Ameren argued on appeal that the Commission erred in affirming the Assessor’s valuation because he misapplied the cost approach method by failing to account for depreciation. The parties agreed that the cost approach was the proper method to use for both Ameren’s real and personal property. The cost approach generally starts with reproduction or replacement cost of the property and then applies depreciation to arrive at value. Reproduction cost is based on the actual original cost of construction, whereas replacement cost is an estimate of the cost of a new construction of equal utility with modern materials and according to current standards. In 2013, the Commission mandated use of the reproduction cost approach, expressly instructing taxpayers to report “original or historical costs” and calculate depreciation following IRS guidelines. The Court said that once the Commission mandated the use of a particular approach, that approach must be applied properly, taking into account all relevant factors. The Assessor admitted that he did not apply depreciation and so failed to follow the required methodology.

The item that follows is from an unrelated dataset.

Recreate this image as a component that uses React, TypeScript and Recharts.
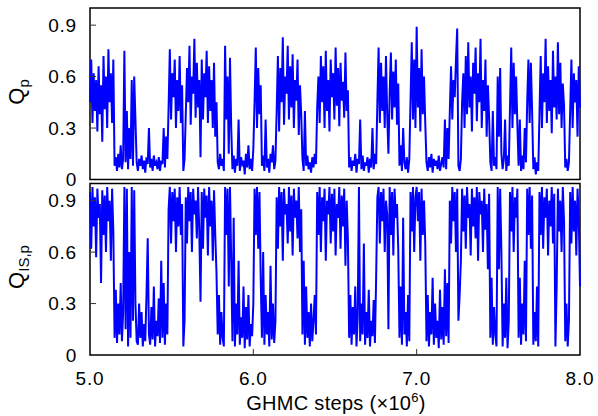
import React from 'react';
import { LineChart, Line, XAxis, YAxis, ReferenceArea } from 'recharts';

const FONT = '"Liberation Sans", Arial, Helvetica, sans-serif';
const BLUE = '#0000ff';

const STEP_START = 5.0;
const STEP_END = 8.0;
const X_TICKS = [5, 6, 7, 8];
const X_INNER_TICKS = [6, 7];
const Y_TICKS = [0, 0.3, 0.6, 0.9];

// Q_p trace (evenly spaced samples)
const QP = [
  0.45, 0.70, 0.33, 0.62, 0.40, 0.58, 0.28, 0.66, 0.38, 0.55, 0.22, 0.72, 0.41, 0.60, 0.30, 0.76, 0.45, 0.62, 0.33, 0.70,
  0.08, 0.13, 0.05, 0.15, 0.07, 0.20, 0.06, 0.12,
  0.75, 0.10, 0.40, 0.06, 0.30, 0.12, 0.58, 0.08, 0.60, 0.35, 0.10,
  0.05, 0.12, 0.08, 0.14, 0.06, 0.11, 0.04, 0.13, 0.09, 0.30, 0.07, 0.12, 0.05, 0.14, 0.08, 0.10, 0.06, 0.13, 0.05, 0.11, 0.09, 0.30, 0.07, 0.25, 0.12,
  0.42, 0.76, 0.35, 0.62, 0.48, 0.70, 0.30, 0.58, 0.40, 0.72, 0.33, 0.55,
  0.05, 0.12,
  0.38, 0.65, 0.45, 0.78, 0.32, 0.60, 0.50, 0.82, 0.36, 0.68, 0.42, 0.58, 0.13, 0.70, 0.35, 0.62, 0.48, 0.75, 0.33, 0.66, 0.40, 0.58, 0.30, 0.68, 0.25, 0.45,
  0.10, 0.06, 0.15, 0.08, 0.12, 0.05,
  0.78, 0.35, 0.60, 0.15, 0.71, 0.30,
  0.06, 0.14, 0.04, 0.12, 0.08, 0.35, 0.05, 0.13, 0.09, 0.11, 0.03, 0.15, 0.07, 0.20, 0.06, 0.12, 0.05, 0.18,
  0.45, 0.77, 0.30, 0.65, 0.38, 0.55,
  0.08, 0.14, 0.05, 0.35, 0.07, 0.12, 0.04, 0.15, 0.10, 0.20, 0.06, 0.11,
  0.40, 0.72, 0.28, 0.65, 0.45, 0.83, 0.32, 0.60, 0.50, 0.78, 0.35, 0.66, 0.42, 0.73, 0.30, 0.58, 0.46, 0.70, 0.26, 0.55, 0.38,
  0.12, 0.05, 0.40, 0.08, 0.14, 0.06, 0.10, 0.04, 0.13, 0.07, 0.15, 0.09,
  0.42, 0.60, 0.33, 0.72, 0.45, 0.66, 0.30, 0.75, 0.40, 0.58, 0.28, 0.70, 0.48, 0.62, 0.35, 0.77, 0.43, 0.65, 0.31, 0.68, 0.46, 0.57, 0.36, 0.74, 0.40, 0.52,
  0.07, 0.13, 0.05, 0.11, 0.08, 0.15, 0.04, 0.12, 0.09, 0.35, 0.06, 0.14, 0.05, 0.10, 0.08, 0.13, 0.04, 0.12, 0.07, 0.30, 0.06, 0.15, 0.09,
  0.45, 0.77, 0.33, 0.68, 0.40, 0.60, 0.30, 0.72, 0.38, 0.15, 0.50, 0.74, 0.35, 0.63, 0.42, 0.70, 0.32, 0.56,
  0.08, 0.20, 0.05, 0.30, 0.10, 0.06, 0.13, 0.04, 0.12,
  0.46, 0.80, 0.35, 0.70, 0.30, 0.89, 0.42, 0.65, 0.28, 0.76, 0.38, 0.60, 0.33,
  0.10, 0.05, 0.13, 0.07, 0.15, 0.04, 0.12, 0.08, 0.11, 0.06, 0.14, 0.05, 0.09, 0.13, 0.07, 0.35, 0.06, 0.30, 0.12,
  0.40, 0.66, 0.35, 0.58, 0.48, 0.70, 0.88, 0.08, 0.05, 0.12, 0.45, 0.62, 0.30, 0.72, 0.38, 0.80, 0.42, 0.60, 0.28, 0.68, 0.50, 0.77, 0.34, 0.62, 0.45, 0.82, 0.30, 0.58, 0.40, 0.70, 0.25, 0.55, 0.36,
  0.10, 0.05, 0.40, 0.08, 0.13, 0.06,
  0.60, 0.25, 0.65, 0.15,
  0.06, 0.12, 0.35, 0.05, 0.14, 0.08,
  0.42, 0.77, 0.30, 0.68, 0.38, 0.60, 0.32,
  0.08, 0.35, 0.05, 0.14, 0.06, 0.30, 0.10,
  0.45, 0.70, 0.33, 0.68, 0.40,
  0.06, 0.13, 0.03, 0.10, 0.05,
  0.38, 0.72, 0.30, 0.62, 0.45, 0.82, 0.33, 0.66, 0.40, 0.58, 0.27, 0.75, 0.42, 0.60, 0.35, 0.80, 0.38, 0.68, 0.30, 0.56, 0.43,
  0.07, 0.12, 0.05, 0.10,
  0.40, 0.70, 0.30, 0.62, 0.45, 0.58, 0.25, 0.66, 0.42,
];

// Q_IS,p trace
const QIS_P = [
  0.95, 0.62, 0.98, 0.75, 0.92, 0.57, 0.97, 0.80, 0.88, 0.42, 0.96, 0.70, 0.93, 0.60, 0.98, 0.78, 0.90, 0.55, 0.97, 0.72,
  0.10, 0.38, 0.07, 0.30, 0.12, 0.42, 0.08, 0.25,
  0.98, 0.15, 0.97, 0.05, 0.60, 0.10, 0.98, 0.20, 0.96, 0.30, 0.08,
  0.06, 0.30, 0.10, 0.25, 0.05, 0.18, 0.08, 0.35, 0.68, 0.12, 0.06, 0.28, 0.09, 0.40, 0.05, 0.20, 0.11, 0.33, 0.07, 0.55, 0.10, 0.42, 0.06, 0.30, 0.12,
  0.85, 0.98, 0.65, 0.95, 0.78, 0.97, 0.60, 0.92, 0.75, 0.98, 0.70, 0.88,
  0.05, 0.20,
  0.92, 0.65, 0.98, 0.78, 0.95, 0.60, 0.97, 0.82, 0.90, 0.68, 0.98, 0.72, 0.31, 0.95, 0.62, 0.97, 0.80, 0.93, 0.58, 0.98, 0.75, 0.90, 0.55, 0.96, 0.70, 0.48,
  0.12, 0.35, 0.06, 0.25, 0.10, 0.05,
  0.98, 0.70, 0.97, 0.40, 0.98, 0.55,
  0.08, 0.80, 0.05, 0.30, 0.12, 0.55, 0.06, 0.22, 0.10, 0.40, 0.04, 0.28, 0.09, 0.35, 0.05, 0.18, 0.11, 0.30,
  0.97, 0.70, 0.98, 0.62, 0.95, 0.45,
  0.10, 0.60, 0.06, 0.35, 0.12, 0.25, 0.05, 0.52, 0.09, 0.30, 0.07, 0.20,
  0.92, 0.62, 0.98, 0.75, 0.95, 0.55, 0.97, 0.82, 0.88, 0.65, 0.98, 0.72, 0.93, 0.58, 0.97, 0.80, 0.90, 0.68, 0.98, 0.60, 0.85,
  0.12, 0.55, 0.06, 0.40, 0.10, 0.25, 0.05, 0.30, 0.08, 0.20, 0.35, 0.12,
  0.95, 0.70, 0.98, 0.60, 0.92, 0.78, 0.97, 0.55, 0.90, 0.82, 0.98, 0.65, 0.94, 0.72, 0.97, 0.58, 0.88, 0.80, 0.98, 0.62, 0.93, 0.75, 0.97, 0.52, 0.90, 0.68,
  0.10, 0.35, 0.06, 0.28, 0.12, 0.40, 0.05, 0.22, 0.98, 0.08, 0.30, 0.12, 0.65, 0.06, 0.25, 0.10, 0.38, 0.05, 0.20, 0.11, 0.32, 0.07, 0.45,
  0.92, 0.98, 0.65, 0.95, 0.78, 0.97, 0.60, 0.90, 0.82, 0.15, 0.98, 0.70, 0.95, 0.58, 0.97, 0.80, 0.88, 0.62,
  0.10, 0.40, 0.06, 0.80, 0.12, 0.25, 0.05, 0.35, 0.08,
  0.95, 0.72, 0.98, 0.60, 0.92, 0.98, 0.78, 0.95, 0.55, 0.97, 0.70, 0.90, 0.65,
  0.08, 0.35, 0.05, 0.25, 0.12, 0.45, 0.06, 0.30, 0.10, 0.20, 0.04, 0.38, 0.09, 0.28, 0.06, 0.50, 0.11, 0.42, 0.07,
  0.90, 0.65, 0.98, 0.78, 0.95, 0.60, 0.97, 0.20, 0.35, 0.55, 0.97, 0.72, 0.93, 0.62, 0.98, 0.80, 0.88, 0.58, 0.97, 0.75, 0.92, 0.68, 0.98, 0.55, 0.95, 0.82, 0.90, 0.60, 0.97, 0.73, 0.88, 0.50, 0.94,
  0.10, 0.45, 0.06, 0.28, 0.12, 0.05,
  0.98, 0.50, 0.97, 0.60,
  0.05, 0.30, 0.10, 0.45, 0.04, 0.20,
  0.95, 0.72, 0.98, 0.60, 0.92, 0.80, 0.97,
  0.10, 0.45, 0.06, 0.30, 0.12, 0.55, 0.08,
  0.97, 0.70, 0.98, 0.62, 0.93,
  0.06, 0.25, 0.08, 0.40, 0.05,
  0.95, 0.70, 0.98, 0.62, 0.92, 0.80, 0.97, 0.58, 0.90, 0.75, 0.98, 0.65, 0.94, 0.05, 0.40, 0.97, 0.72, 0.90, 0.60, 0.98, 0.78,
  0.08, 0.30, 0.05, 0.20,
  0.95, 0.65, 0.98, 0.72, 0.90, 0.58, 0.97, 0.80, 0.40,
];

const toRows = (values: number[]) =>
  values.map((v, i) => ({
    step: STEP_START + ((STEP_END - STEP_START) * i) / (values.length - 1),
    q: v,
  }));

const fmtY = (v: number) => (v === 0 ? '0' : v.toFixed(1));

const TICK_COLOR = '#333';
const TICK_LEN = 6;
const Y_LABEL_GAP = 13;
const X_LABEL_GAP = 30;

const LeftTick = (props: any) => {
  const { x, y, payload } = props;
  return (
    <g>
      <text x={x} y={y} dy="0.36em" textAnchor="end" fontSize={19} fontFamily={FONT} fill="#000" letterSpacing={0.8}>
        {fmtY(payload.value)}
      </text>
      {payload.value > 0 && (
        <line x1={x + Y_LABEL_GAP} x2={x + Y_LABEL_GAP + TICK_LEN} y1={y} y2={y} stroke={TICK_COLOR} />
      )}
    </g>
  );
};

const RightTick = (props: any) => {
  const { x, y, payload } = props;
  if (payload.value === 0) return <g />;
  return <line x1={x - TICK_LEN} x2={x} y1={y} y2={y} stroke={TICK_COLOR} />;
};

const BottomTick = (props: any) => {
  const { x, y, payload, showLabel } = props;
  const inner = payload.value > STEP_START && payload.value < STEP_END;
  const gap = showLabel ? X_LABEL_GAP : 0;
  return (
    <g>
      {showLabel && (
        <text x={x} y={y} textAnchor="middle" fontSize={19} fontFamily={FONT} fill="#000" letterSpacing={0.8}>
          {payload.value.toFixed(1)}
        </text>
      )}
      {inner && <line x1={x} x2={x} y1={y - gap} y2={y - gap - TICK_LEN} stroke={TICK_COLOR} />}
    </g>
  );
};

const TopTick = (props: any) => {
  const { x, y } = props;
  return <line x1={x} x2={x} y1={y} y2={y + TICK_LEN} stroke={TICK_COLOR} />;
};

type PanelProps = {
  values: number[];
  height: number;
  margin: { top: number; right: number; bottom: number; left: number };
  showXLabels: boolean;
};

const Panel = ({ values, height, margin, showXLabels }: PanelProps) => (
  <LineChart width={598} height={height} data={toRows(values)} margin={margin}>
    <XAxis
      xAxisId="b"
      dataKey="step"
      type="number"
      domain={[STEP_START, STEP_END]}
      ticks={showXLabels ? X_TICKS : X_INNER_TICKS}
      height={showXLabels ? 30 : 0}
      axisLine={false}
      tickLine={false}
      tickSize={0}
      tickMargin={showXLabels ? X_LABEL_GAP : 0}
      interval={0}
      tick={(p: any) => <BottomTick {...p} showLabel={showXLabels} />}
    />
    <XAxis
      xAxisId="t"
      orientation="top"
      dataKey="step"
      type="number"
      domain={[STEP_START, STEP_END]}
      ticks={X_INNER_TICKS}
      height={0}
      axisLine={false}
      tickLine={false}
      tickSize={0}
      tickMargin={0}
      interval={0}
      tick={TopTick}
    />
    <YAxis
      yAxisId="l"
      type="number"
      domain={[0, 1]}
      ticks={Y_TICKS}
      width={90}
      axisLine={false}
      tickLine={false}
      tickSize={0}
      tickMargin={Y_LABEL_GAP}
      interval={0}
      tick={LeftTick}
    />
    <YAxis
      yAxisId="r"
      orientation="right"
      type="number"
      domain={[0, 1]}
      ticks={Y_TICKS}
      width={0}
      axisLine={false}
      tickLine={false}
      tickSize={0}
      tickMargin={0}
      interval={0}
      tick={RightTick}
    />
    <Line
      xAxisId="b"
      yAxisId="l"
      type="linear"
      dataKey="q"
      stroke={BLUE}
      strokeWidth={2}
      strokeLinejoin="miter"
      dot={false}
      isAnimationActive={false}
    />
    <ReferenceArea
      xAxisId="b"
      yAxisId="l"
      x1={STEP_START}
      x2={STEP_END}
      y1={0}
      y2={1}
      fill="none"
      stroke="#000"
      strokeWidth={1.5}
      ifOverflow="visible"
    />
  </LineChart>
);

export default function App() {
  return (
    <div style={{ position: 'absolute', left: 0, top: 0, width: 598, height: 416, background: '#fff', fontFamily: FONT }}>
      <div style={{ position: 'absolute', left: 0, top: 182 }}>
        <Panel values={QIS_P} height={234} margin={{ top: 1.5, right: 18, bottom: 31, left: 0 }} showXLabels={true} />
      </div>
      <div style={{ position: 'absolute', left: 0, top: 0 }}>
        <Panel values={QP} height={196} margin={{ top: 8, right: 18, bottom: 16.5, left: 0 }} showXLabels={false} />
      </div>
      <svg width={598} height={416} style={{ position: 'absolute', left: 0, top: 0, pointerEvents: 'none' }}>
        <text transform="translate(24,92) rotate(-90)" textAnchor="middle" fontSize={22} fontFamily={FONT} fill="#000">
          Q<tspan fontSize={15} dy={5}>p</tspan>
        </text>
        <text transform="translate(24,267) rotate(-90)" textAnchor="middle" fontSize={22} fontFamily={FONT} fill="#000">
          Q<tspan fontSize={15} dy={5}>IS,p</tspan>
        </text>
        <text x={336} y={410} textAnchor="middle" fontSize={20} fontFamily={FONT} fill="#000" letterSpacing={0.3}>
          GHMC steps (×10<tspan fontSize={13} dy={-8}>6</tspan><tspan dy={8}>)</tspan>
        </text>
      </svg>
    </div>
  );
}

The Court rejected the Assessor’s argument that the Commission justifiably relied on an appraisal performed sometime after the Assessor’s initial determination using entirely different valuation methods. That commissioned appraisal combined income, market, and cost “new” approaches—every possibility except the original (historical) cost approach mandated by the Commission for the year in question—and it conveniently yielded the same assessment after depreciation by doubling the starting point. Relying on this inflated appraisal using different methods to redress the Assessor’s previous error was improper. “Put simply,” said the Court, “an expert witness cannot be employed to erase a clear error in methodology.”
Union Electric Company v. Adams, — S.W.3d —- (November 7, 2017) 2017 WL 5145965.